Tellico Plains, Tennessee | |
---|---|
Town | |
Location within the state of Tennessee | |
Coordinates: 35°22′0″N 84°17′56″W / 35.36667°N 84.29889°WCoordinates: 35°22′0″N 84°17′56″W / 35.36667°N 84.29889°W | |
Country | United States |
State | Tennessee |
County | Monroe |
Incorporated | 1911 |
Named for | Great Tellico |
Area | |
• Total | 1.6 sq mi (4.0 km2) |
• Land | 1.6 sq mi (4.0 km2) |
• Water | 0.0 sq mi (0.0 km2) |
Elevation | 876 ft (267 m) |
Population (2010) | |
• Total | 880 |
• Density | 549.8/sq mi (212.3/km2) |
Time zone | Eastern (EST) (UTC-5) |
• Summer (DST) | EDT (UTC-4) |
ZIP code | 37385 |
Area code(s) | 423 |
FIPS code | 47-73260 |
GNIS feature ID | 1304037 |
Tellico Plains is a town in Monroe County, Tennessee, United States. The population was 859 at the 2000 census and 880 at the 2010 census.
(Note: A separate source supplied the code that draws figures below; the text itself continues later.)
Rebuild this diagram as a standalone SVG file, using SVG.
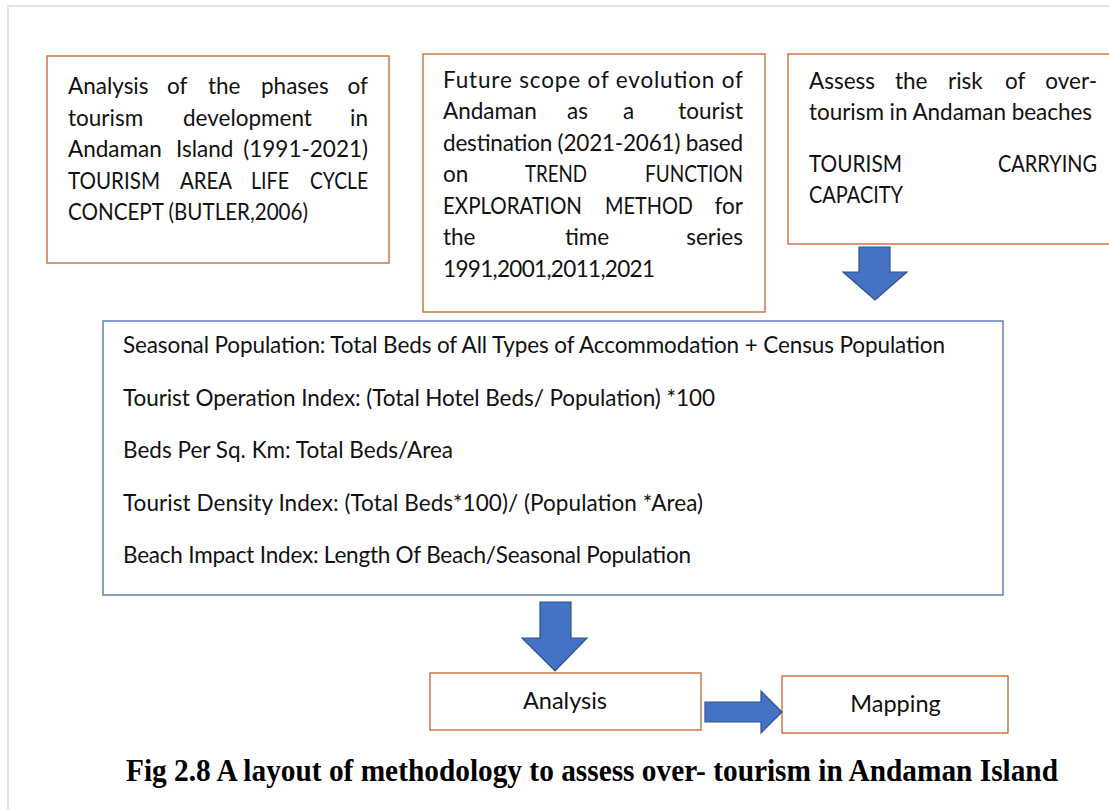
<svg xmlns="http://www.w3.org/2000/svg" width="1109" height="810" viewBox="0 0 1109 810">
<style>
.bg{fill:#ffffff}
.page{fill:none;stroke:#e3e3e3;stroke-width:2}
.ob{fill:#ffffff;stroke:#c5622c;stroke-width:1.3}
.bb{fill:#ffffff;stroke:#4a6eb0;stroke-width:1.3}
.t{font-family:Lato,"Open Sans","Noto Sans",sans-serif;font-size:22.5px;fill:#111111}
.e{text-anchor:end}
.m{text-anchor:middle}
.big{font-size:23.5px}
.cap{font-family:"Liberation Serif","Times New Roman",serif;font-weight:bold;font-size:31px;fill:#000000}
.arr{fill:#4472c4;stroke:#2f528f;stroke-width:1.2;stroke-linejoin:miter}
</style>
<rect class="bg" x="0" y="0" width="1109" height="810"/>
<path class="page" d="M8,812 L8,6 L1111,6"/>

<g id="box-phases">
<rect class="ob" x="47" y="56" width="342" height="207"/>
<text class="t" x="68" y="94">Analysis</text>
<text class="t" x="167" y="94">of</text>
<text class="t" x="208" y="94">the</text>
<text class="t" x="261" y="94">phases</text>
<text class="t e" x="368" y="94">of</text>
<text class="t" x="68" y="125.5">tourism</text>
<text class="t" x="183" y="125.5">development</text>
<text class="t e" x="368" y="125.5">in</text>
<text class="t" x="68" y="157">Andaman</text>
<text class="t" x="176" y="157">Island</text>
<text class="t e" x="368" y="157">(1991-2021)</text>
<text class="t" x="68" y="188.5" textLength="92" lengthAdjust="spacingAndGlyphs">TOURISM</text>
<text class="t" x="180" y="188.5" textLength="52" lengthAdjust="spacingAndGlyphs">AREA</text>
<text class="t" x="251" y="188.5" textLength="38" lengthAdjust="spacingAndGlyphs">LIFE</text>
<text class="t" x="310" y="188.5" textLength="58" lengthAdjust="spacingAndGlyphs">CYCLE</text>
<text class="t" x="68" y="220" textLength="240" lengthAdjust="spacingAndGlyphs">CONCEPT (BUTLER,2006)</text>
</g>

<g id="box-future">
<rect class="ob" x="423" y="54" width="342" height="258"/>
<text class="t" x="443" y="87.5" textLength="300" lengthAdjust="spacing">Future scope of evolution of</text>
<text class="t" x="443" y="119">Andaman</text>
<text class="t" x="567" y="119">as</text>
<text class="t" x="623" y="119">a</text>
<text class="t e" x="743" y="119">tourist</text>
<text class="t" x="443" y="150.5" textLength="300" lengthAdjust="spacing">destination (2021-2061) based</text>
<text class="t" x="443" y="182">on</text>
<text class="t" x="525" y="182" textLength="62" lengthAdjust="spacingAndGlyphs">TREND</text>
<text class="t" x="645" y="182" textLength="98" lengthAdjust="spacingAndGlyphs">FUNCTION</text>
<text class="t" x="443" y="213.5" textLength="139" lengthAdjust="spacingAndGlyphs">EXPLORATION</text>
<text class="t" x="605" y="213.5" textLength="88" lengthAdjust="spacingAndGlyphs">METHOD</text>
<text class="t e" x="743" y="213.5">for</text>
<text class="t" x="443" y="245">the</text>
<text class="t" x="565" y="245">time</text>
<text class="t e" x="743" y="245">series</text>
<text class="t" x="443" y="276.5" textLength="212" lengthAdjust="spacing">1991,2001,2011,2021</text>
</g>

<g id="box-risk">
<rect class="ob" x="788" y="54" width="330" height="190"/>
<text class="t" x="809" y="88.5">Assess</text>
<text class="t" x="895" y="88.5">the</text>
<text class="t" x="948" y="88.5">risk</text>
<text class="t" x="1005" y="88.5">of</text>
<text class="t e" x="1097" y="88.5">over-</text>
<text class="t" x="809" y="119.5" textLength="283" lengthAdjust="spacing">tourism in Andaman beaches</text>
<text class="t" x="809" y="171.5" textLength="93" lengthAdjust="spacingAndGlyphs">TOURISM</text>
<text class="t" x="998" y="171.5" textLength="99" lengthAdjust="spacingAndGlyphs">CARRYING</text>
<text class="t" x="809" y="203" textLength="94" lengthAdjust="spacingAndGlyphs">CAPACITY</text>
</g>

<g id="box-indices">
<rect class="bb" x="103" y="321" width="900" height="274"/>
<text class="t" x="123" y="353" textLength="822" lengthAdjust="spacing">Seasonal Population: Total Beds of All Types of Accommodation + Census Population</text>
<text class="t" x="123" y="405.5" textLength="592" lengthAdjust="spacing">Tourist Operation Index: (Total Hotel Beds/ Population) *100</text>
<text class="t" x="123" y="458" textLength="330" lengthAdjust="spacing">Beds Per Sq. Km:  Total Beds/Area</text>
<text class="t" x="123" y="510.5" textLength="580" lengthAdjust="spacing">Tourist Density Index: (Total Beds*100)/ (Population *Area)</text>
<text class="t" x="123" y="563" textLength="568" lengthAdjust="spacing">Beach Impact Index: Length Of Beach/Seasonal Population</text>
</g>

<g id="box-analysis">
<rect class="ob" x="430" y="673" width="271" height="57"/>
<text class="t m big" x="565" y="709">Analysis</text>
</g>

<g id="box-mapping">
<rect class="ob" x="782" y="676" width="226" height="57"/>
<text class="t m big" x="895.5" y="712">Mapping</text>
</g>

<g id="connectors">
<polygon class="arr" points="859,247 890,247 890,272 907,272 875,300 843,272 859,272"/>
<polygon class="arr" points="540,602 571,602 571,638 587,638 555,671 522,638 540,638"/>
<polygon class="arr" points="705,702 761,702 761,691 782,712 761,733 761,722 705,722"/>
</g>

<text class="cap" x="126" y="781" textLength="932" lengthAdjust="spacingAndGlyphs">Fig 2.8 A layout of methodology to assess over- tourism in Andaman Island</text>
</svg>
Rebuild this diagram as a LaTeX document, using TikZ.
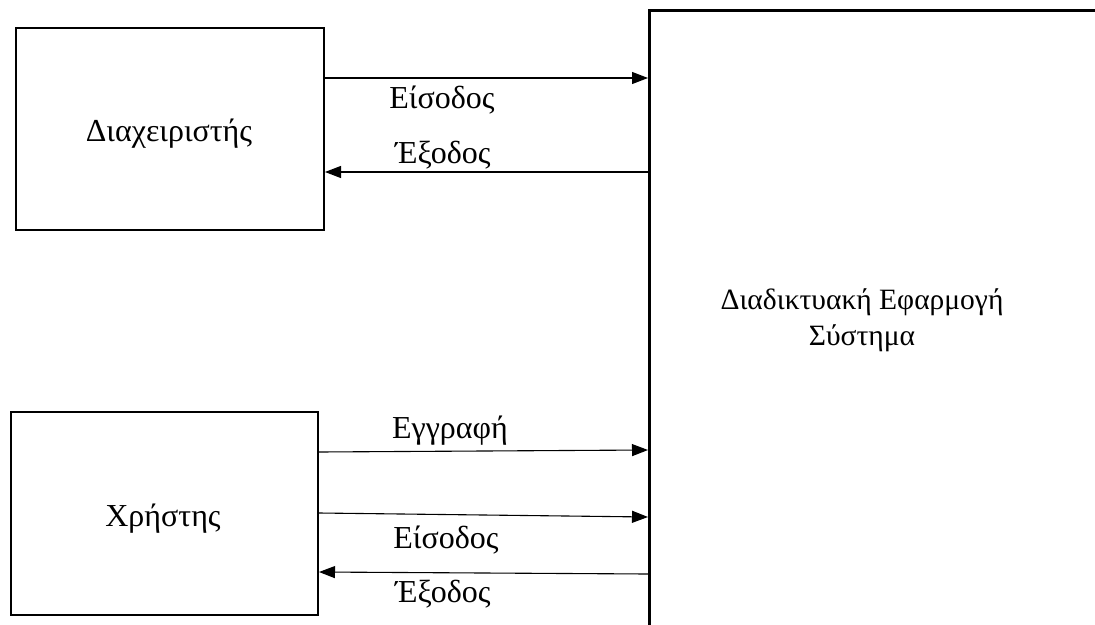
\documentclass[tikz,border=0pt]{standalone}
\usepackage{fontspec}
\setmainfont{Liberation Serif}
\usetikzlibrary{arrows.meta}
\begin{document}
\begin{tikzpicture}[x=1pt,y=-1pt,
  box/.style={draw,line width=2pt,inner sep=0pt,anchor=north west},
  flow/.style={line width=1.1pt,-{Triangle[length=16pt,width=12pt]}},
  lbl/.style={font=\fontsize{32}{37}\selectfont,inner sep=0pt},
  every node/.style={font=\fontsize{32}{37}\selectfont}]
\useasboundingbox (0,0) rectangle (1095,624);
\node[box,minimum width=308pt,minimum height=202pt] (admin) at (15,27) {};
\node[lbl] (admintxt) at (169,134) {Διαχειριστής};
\node[box,minimum width=307pt,minimum height=203pt] (user) at (10,411) {};
\node[lbl] (usertxt) at (163,519) {Χρήστης};
\node[box,line width=2.6pt,minimum width=460pt,minimum height=640pt] (sys) at (648,9) {};
\node[lbl,align=center,font=\fontsize{29.5}{36}\selectfont] (systxt) at (862,320) {Διαδικτυακή Εφαρμογή\\Σύστημα};
% admin arrows
\draw[flow] ([yshift=-51pt]admin.north east) -- ([yshift=-69pt]sys.north west);
\draw[flow] ([yshift=-163pt]sys.north west) -- ([yshift=-145pt]admin.north east);
% user arrows
\draw[flow] ([yshift=-41pt]user.north east) -- ([yshift=-441pt]sys.north west);
\draw[flow] ([yshift=-102pt]user.north east) -- ([yshift=-508pt]sys.north west);
\draw[flow] ([yshift=-565pt]sys.north west) -- ([yshift=-161pt]user.north east);
% labels
\node[lbl] (l1) at (442,100) {Είσοδος};
\node[lbl] (l2) at (443,155) {Έξοδος};
\node[lbl] (l3) at (450,431) {Εγγραφή};
\node[lbl] (l4) at (446,540) {Είσοδος};
\node[lbl] (l5) at (443,594) {Έξοδος};
\end{tikzpicture}
\end{document}
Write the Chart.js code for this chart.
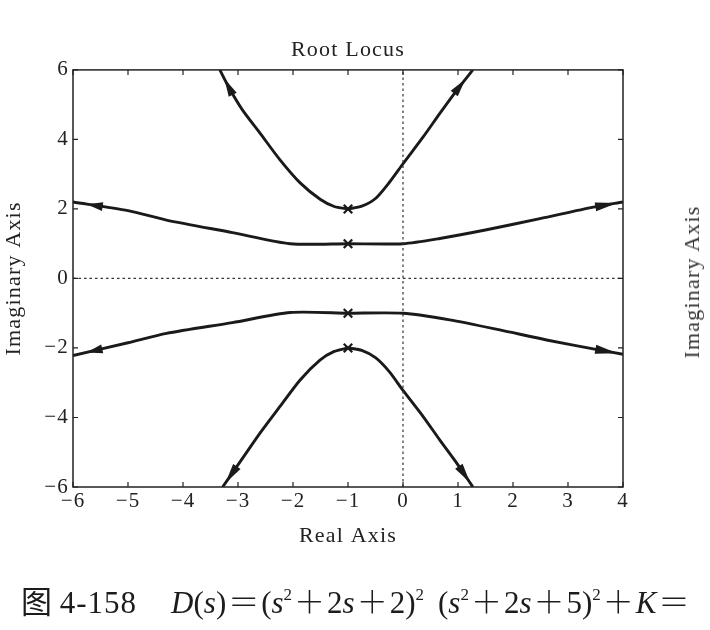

The area along the Tellico River was inhabited for thousands of years by indigenous peoples. The historic Muscogee settled here, before moving further south. In the late 18th century, the Cherokee settled in this area, displaced from the east and north by European colonial encroachment.
Tellico Plains occupies the former site of the Cherokee town of Great Tellico, which was one of the more important towns of the Overhill Cherokee during the late 18th century and before Indian Removal of the 1830s. Two important Native American trails met at Great Tellico, the Trading Path and the Warrior Path, which connected farflung communities.
European Americans moved into the area and developed the land for agriculture, chiefly subsistence farming. During the 1840s, Elisha Johnson, a former mayor of Rochester, New York, purchased a plantation here and built the Tellico River Mansion on his property. With his brother Ebenezer, the former mayor of Buffalo, New York, he purchased the Tellico Iron and Manufacturing Company.
During the Civil War, the Confederacy commandeered the iron works for production of munitions. General William Sherman's Union Army soldiers destroyed the Tellico Iron Works. Sherman pardoned Elisha Johnson for his part in supplying the Confederates because of Johnson's northern birth and sympathies. Johnson returned to the North, settling in Ithaca, New York, where he died in 1866.